フランス遠征に臨むU-19日本代表の三大チェックポイント! チームの骨格を固めるうえで貴重な機会に

2022年05月25日 松尾祐希

初めて代表チーム同士の試合に挑む選手も

U-19代表の予想フォーメーション。

 来年のU-20ワールドカップを目指すU-19日本代表にとって、今回のフランス遠征は選手たちの可能性を広げる意味で得難い経験となるはずだ。

 5月23日、日本サッカー協会(JFA)が第48回モーリスレベロトーナメント(旧トゥーロン国際大会)に挑むU-19代表のメンバーを発表した。冨樫剛一監督が率いるチームの活動において、注目したい3つのポイントがある。

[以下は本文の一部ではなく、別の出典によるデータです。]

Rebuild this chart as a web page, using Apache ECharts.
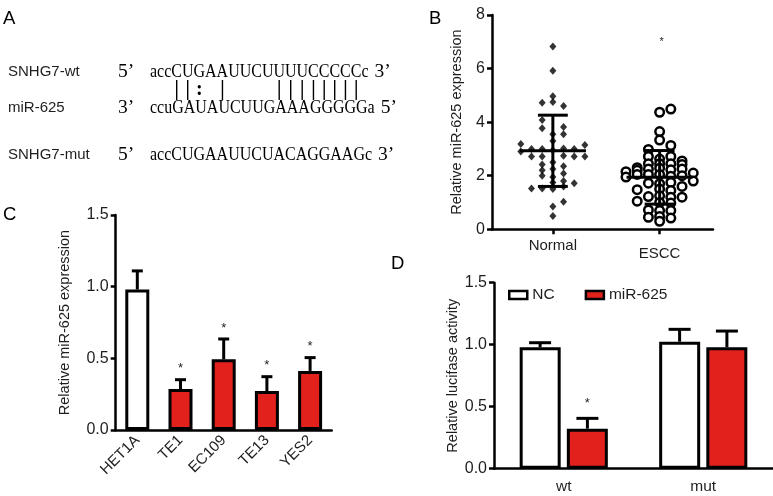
<!DOCTYPE html>
<html><head><meta charset="utf-8">
<script src="https://cdn.jsdelivr.net/npm/echarts@6/dist/echarts.min.js"></script>
<style>html,body{margin:0;padding:0;background:#fff}#c{width:773px;height:496px}</style>
</head><body><div id="c"></div>
<script>
// ---------- Panel A: sequences ----------
const seqLabels = ['SNHG7-wt', 'miR-625', 'SNHG7-mut'];
const seqLeftEnds = ['5\u2019', '3\u2019', '5\u2019'];
const seqStrings = ['accCUGAAUUCUUUUCCCCCc', 'ccuGAUAUCUUGAAAGGGGGa', 'accCUGAAUUCUACAGGAAGc'];
const seqRightEnds = ['3\u2019', '5\u2019', '3\u2019'];
const pairMarks = '   ||: |    ||||||||  ';

// ---------- Panel B: scatter ----------
const bCategories = ['Normal', 'ESCC'];
const bTicks = [0, 2, 4, 6, 8];
const normalCols = [0,0,0,-1,0,1,-1,-1,1,0,1,0,-3,3,-2,-1,1,2,-3,0,-2,-1,1,2,3,0,-1,1,-1,0,1,-1,0,0,1,2,-2,-1,0,1,1,0,0];
const normalVals = [6.82,5.92,4.97,4.72,4.75,4.6,4.08,3.77,3.82,3.55,3.55,3.3,3.18,3.15,3.0,3.0,3.02,3.0,2.9,2.95,2.72,2.72,2.75,2.72,2.72,2.5,2.42,2.35,2.2,2.25,2.08,2.0,1.95,1.75,1.8,1.72,1.52,1.52,1.5,1.6,1.03,0.85,0.5];
const esccCols = [0,1,0,0,1,-1,-1,0,1,2,-2,-1,0,1,2,-3,-2,-1,0,1,2,3,-3,-2,-1,0,1,2,3,-1,0,1,2,-2,0,1,-1,0,1,2,-2,0,1,-1,0,1,-1,0,1,0];
const esccVals = [4.37,4.49,3.65,3.33,3.13,2.98,2.72,2.62,2.72,2.55,2.3,2.45,2.45,2.45,2.42,2.15,2.2,2.25,2.28,2.22,2.25,2.1,1.95,2.05,2.05,2.05,1.98,2.0,1.8,1.72,1.7,1.75,1.6,1.48,1.5,1.45,1.22,1.25,1.2,1.2,1.05,1.0,0.98,0.72,0.7,0.7,0.45,0.48,0.42,0.3];
const bMeans = [2.93, 1.94];
const bSDs = [1.33, 1.0];
const bStarValue = 7.0;

// ---------- Panel C: bars ----------
const cCategories = ['HET1A', 'TE1', 'EC109', 'TE13', 'YES2'];
const cValues = [0.98, 0.286, 0.493, 0.272, 0.412];
const cErrors = [0.13, 0.065, 0.142, 0.1, 0.093];
const cSignificant = [false, true, true, true, true];
const cTicks = [0, 0.5, 1.0, 1.5];

// ---------- Panel D: grouped bars ----------
const dCategories = ['wt', 'mut'];
const dSeriesNames = ['NC', 'miR-625'];
const dNC = [0.979, 1.024];
const dNCErr = [0.037, 0.10];
const dMiR = [0.323, 0.979];
const dMiRErr = [0.083, 0.131];
const dMiRSignificant = [true, false];

// ---------- styles ----------
const RED = '#e2211c';
const FONT = '"Liberation Sans", Arial, sans-serif';
const SERIF = '"Liberation Serif", "Times New Roman", serif';
const TXT = '#1e1e1e';
const COL_STEP = 0.1;
const TICK_FS = 16;

const chart = echarts.init(document.getElementById('c'), null, {renderer: 'canvas'});

function yAxisBase(gridIndex, min, max, interval, name, nameGap, fmt) {
  return {
    type: 'value', gridIndex, min, max, interval,
    name, nameLocation: 'middle', nameGap,
    nameTextStyle: {fontSize: 14.5, color: TXT, fontFamily: FONT},
    axisLine: {show: true, lineStyle: {color: '#000', width: 2.5}},
    axisTick: {show: true, inside: false, length: 5, lineStyle: {color: '#000', width: 2.5}},
    axisLabel: {fontSize: TICK_FS, color: TXT, fontFamily: FONT, margin: 7, formatter: fmt},
    splitLine: {show: false}
  };
}

function errRenderer(offsetPx, capHalf, sig, starGap) {
  return function (params, api) {
    const i = api.value(0), v = api.value(1), e = api.value(2);
    const p0 = api.coord([i, v]);
    const p1 = api.coord([i, v + e]);
    const x = p0[0] + offsetPx;
    const ls = {stroke: '#000', lineWidth: 3};
    const children = [
      {type: 'line', shape: {x1: x, y1: p0[1], x2: x, y2: p1[1]}, style: ls},
      {type: 'line', shape: {x1: x - capHalf, y1: p1[1], x2: x + capHalf, y2: p1[1]}, style: ls}
    ];
    if (sig && sig[params.dataIndex]) {
      children.push({type: 'text', x: x, y: p1[1] - starGap,
        style: {text: '*', fontSize: 13, fontFamily: FONT, fill: TXT, align: 'center', verticalAlign: 'middle'}});
    }
    return {type: 'group', children};
  };
}

// ---- Panel A graphics ----
const graphics = [];
const letter = (t, x, y) => ({type: 'text', x, y, style: {text: t, fontSize: 18.5, fontFamily: FONT, fill: '#000', verticalAlign: 'middle'}});
graphics.push(letter('A', 3, 18.5), letter('B', 429, 18.5), letter('C', 3, 215), letter('D', 391, 263.5));

const mctx = document.createElement('canvas').getContext('2d');
const SEQ_FONT_SIZE = 19.5;
mctx.font = SEQ_FONT_SIZE + 'px ' + SERIF;
const SEQ_X = 150, SEQ_SCALE = 0.82;
const rowY = [72, 108, 155];
seqLabels.forEach((lab, r) => {
  graphics.push({type: 'text', x: 8, y: rowY[r], style: {text: lab, fontSize: 15, fontFamily: FONT, fill: TXT, verticalAlign: 'middle'}});
  graphics.push({type: 'text', x: 118, y: rowY[r], style: {text: seqLeftEnds[r], fontSize: SEQ_FONT_SIZE, fontFamily: SERIF, fill: '#000', verticalAlign: 'middle'}});
  graphics.push({type: 'text', x: SEQ_X, y: rowY[r], scaleX: SEQ_SCALE, style: {text: seqStrings[r], fontSize: SEQ_FONT_SIZE, fontFamily: SERIF, fill: '#000', verticalAlign: 'middle'}});
  const w = mctx.measureText(seqStrings[r]).width * SEQ_SCALE;
  graphics.push({type: 'text', x: SEQ_X + w + 6, y: rowY[r], style: {text: seqRightEnds[r], fontSize: SEQ_FONT_SIZE, fontFamily: SERIF, fill: '#000', verticalAlign: 'middle'}});
});
// pairing marks centred on characters of the wt sequence
for (let k = 0; k < pairMarks.length; k++) {
  const ch = pairMarks[k];
  if (ch === ' ') continue;
  const pre = mctx.measureText(seqStrings[0].slice(0, k)).width;
  const cw = mctx.measureText(seqStrings[0][k]).width;
  const cx = SEQ_X + (pre + cw / 2) * SEQ_SCALE;
  graphics.push({type: 'text', x: cx, y: 90, style: {text: ch, fontSize: 20, fontWeight: 'bold', fontFamily: SERIF, fill: '#000', align: 'center', verticalAlign: 'middle'}});
}

const option = {
  animation: false,
  backgroundColor: '#fff',
  textStyle: {fontFamily: FONT},
  graphic: graphics,
  legend: {
    data: dSeriesNames, left: 503, top: 282, itemWidth: 18, itemHeight: 8, itemGap: 30,
    icon: 'rect', textStyle: {fontSize: 15.5, color: TXT, fontFamily: FONT},
    itemStyle: {borderColor: '#000', borderWidth: 2.5}
  },
  grid: [
    {left: 492, top: 15, width: 221, height: 214.3},
    {left: 115.7, top: 215, width: 216, height: 215},
    {left: 494, top: 282.7, width: 287, height: 186}
  ],
  xAxis: [
    {type: 'value', gridIndex: 0, min: 0.43, max: 2.5,
      axisLine: {show: true, lineStyle: {color: '#000', width: 2.5}},
      axisTick: {show: true, customValues: [1, 2], length: 5, lineStyle: {color: '#000', width: 2.5}},
      axisLabel: {customValues: [1, 2], margin: 9, fontSize: 15, color: TXT, fontFamily: FONT,
        formatter: v => (v === 1 ? '{a|' : '{b|') + bCategories[Math.round(v) - 1] + '}',
        rich: {a: {fontSize: 15, color: TXT, fontFamily: FONT}, b: {fontSize: 15, color: TXT, fontFamily: FONT, padding: [8, 0, 0, 0]}}},
      splitLine: {show: false}},
    {type: 'category', gridIndex: 1, data: cCategories,
      axisLine: {show: true, lineStyle: {color: '#000', width: 2.5}},
      axisTick: {show: false},
      axisLabel: {interval: 0, rotate: 45, margin: 8, fontSize: 15, color: TXT, fontFamily: FONT, padding: [0, 0, 0, 8]}},
    {type: 'category', gridIndex: 2, data: dCategories,
      axisLine: {show: true, lineStyle: {color: '#000', width: 2.5}},
      axisTick: {show: false},
      axisLabel: {margin: 10, fontSize: 15.5, color: TXT, fontFamily: FONT}}
  ],
  yAxis: [
    yAxisBase(0, bTicks[0], bTicks[bTicks.length - 1], 2, 'Relative miR-625 expression', 28, v => String(v)),
    yAxisBase(1, cTicks[0], cTicks[cTicks.length - 1], 0.5, 'Relative miR-625 expression', 43, v => v.toFixed(1)),
    yAxisBase(2, 0, 1.5, 0.5, 'Relative lucifase activity', 31, v => v.toFixed(1))
  ],
  series: [
    {type: 'scatter', xAxisIndex: 0, yAxisIndex: 0, symbol: 'diamond', symbolSize: [7, 8],
      itemStyle: {color: '#000'},
      data: normalVals.map((v, i) => [1 + normalCols[i] * COL_STEP, v])},
    {type: 'scatter', xAxisIndex: 0, yAxisIndex: 0, symbol: 'circle', symbolSize: 8.5,
      itemStyle: {color: '#fff', borderColor: '#000', borderWidth: 2.5, opacity: 1},
      data: esccVals.map((v, i) => [2 + esccCols[i] * 0.105, v])},
    {type: 'custom', xAxisIndex: 0, yAxisIndex: 0, z: 5,
      data: bMeans.map((m, i) => [i + 1, m, bSDs[i]]),
      renderItem: (params, api) => {
        const x = api.value(0), m = api.value(1), s = api.value(2);
        const ls = {stroke: '#000', lineWidth: 3};
        const c = (a, b) => api.coord([a, b]);
        const seg = (p, q) => ({type: 'line', shape: {x1: p[0], y1: p[1], x2: q[0], y2: q[1]}, style: ls});
        return {type: 'group', children: [
          seg(c(x, m - s), c(x, m + s)),
          seg(c(x - 0.31, m), c(x + 0.31, m)),
          seg(c(x - 0.14, m + s), c(x + 0.14, m + s)),
          seg(c(x - 0.14, m - s), c(x + 0.14, m - s))
        ]};
      }},
    {type: 'custom', xAxisIndex: 0, yAxisIndex: 0,
      data: [[2, bStarValue]],
      renderItem: (params, api) => {
        const p = api.coord([api.value(0), api.value(1)]);
        return {type: 'text', x: p[0] + 2, y: p[1], style: {text: '*', fontSize: 11, fontFamily: FONT, fill: TXT, align: 'center', verticalAlign: 'middle'}};
      }},
    {type: 'bar', xAxisIndex: 1, yAxisIndex: 1, barWidth: 24,
      itemStyle: {borderColor: '#000', borderWidth: 3},
      data: cValues.map((v, i) => ({value: v, itemStyle: {color: i === 0 ? '#fff' : RED}}))},
    {type: 'custom', xAxisIndex: 1, yAxisIndex: 1, z: 1,
      data: cValues.map((v, i) => [i, v, cErrors[i]]),
      renderItem: errRenderer(0, 5.5, cSignificant, 11)},
    {type: 'bar', name: dSeriesNames[0], xAxisIndex: 2, yAxisIndex: 2, barWidth: 41, barGap: '15%',
      itemStyle: {color: '#fff', borderColor: '#000', borderWidth: 3}, data: dNC},
    {type: 'bar', name: dSeriesNames[1], xAxisIndex: 2, yAxisIndex: 2, barWidth: 41, barGap: '15%',
      itemStyle: {color: RED, borderColor: '#000', borderWidth: 3}, data: dMiR},
    {type: 'custom', xAxisIndex: 2, yAxisIndex: 2, z: 1,
      data: dNC.map((v, i) => [i, v, dNCErr[i]]),
      renderItem: errRenderer(-23.65, 11, null, 0)},
    {type: 'custom', xAxisIndex: 2, yAxisIndex: 2, z: 1,
      data: dMiR.map((v, i) => [i, v, dMiRErr[i]]),
      renderItem: errRenderer(23.65, 11, dMiRSignificant, 15)}
  ]
};
chart.setOption(option);
</script>
</body></html>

 1つ目が、U-19世代の選手たちにとって久しぶりの海外遠征となる点だ。U-19世代の選手たちはコロナ禍で国際試合から遠ざかっており、選出された23名のメンバーの中には初めて代表チーム同士の試合に挑む選手も少なくない。海外勢特有のリーチの長さやフィジカルの強さを知らない者からすれば、未知との遭遇になる。

 だが、そうした経験値を高めなければ、世界の強国とは戦えないのも事実。大会初戦で対戦するアルジェリアや2戦目のコモロといったアフリカ勢、3戦目で当たる南米のコロンビアとの一戦では国内で味わえないマッチアップができるだけでなく、自分たちの現在地を知る機会になるはずだ。

 2つ目のポイントは選手たちの試合勘だ。今回のメンバーは現状でのベストに近いが、冨樫監督は選手選考に頭を悩ませたという。

「日常のトレーニング、試合状況、ポジションによって、なかなか試合に絡めていない選手もいるが、選考基準としてはよりゲームに関わることが多いメンバーを選んだ」

 U-19世代はプロの世界に入って間もない選手がほとんど。FW横山歩夢(松本)ほか、今回はU-21代表の活動に参加するMF松木玖生(FC東京)やMF中村仁郎(G大阪)のように出場機会を得られている者はごくわずかだ。今回のメンバーでも国内組でGK陣が3名とも大学生になったのも、他の選手の出場機会を鑑みてのことだった。
 
 U-19世代の選手たちを見ると、大半は出番がなく、試合勘を失ってしまう。高校時代に圧倒的なプレーを見せていた彼らの成長曲線が鈍化してしまう傾向にあるのもそのためだ。

 東京五輪世代が軸となった2017年のU-20ワールドカップに出場したチームで指揮官を務めた内山篤氏も、過去に「基本的には90分間動ける。これを前提として(本大会やU-19アジア選手権に)連れて行かないと難しい」と話していた。9月上旬に行なわれるU-20アジアカップ予選や翌春に行なわれる同大会の本戦(U-20ワールドカップの最終予選)を見据えれば、ひとりでも多くの選手が台頭しなければ、出場権を逃す結果になっても不思議ではない。

 そうした状況を踏まえれば、DF中野伸哉(鳥栖)やDF田中隼人(柏)など主力候補の選手たちにとっても、今回のモーリスレベロトーナメントは重要になる。所属クラブでポジションを掴むきっかけにできれば、冨樫監督も今後は良い意味でメンバー構成に頭を悩ませるだろう。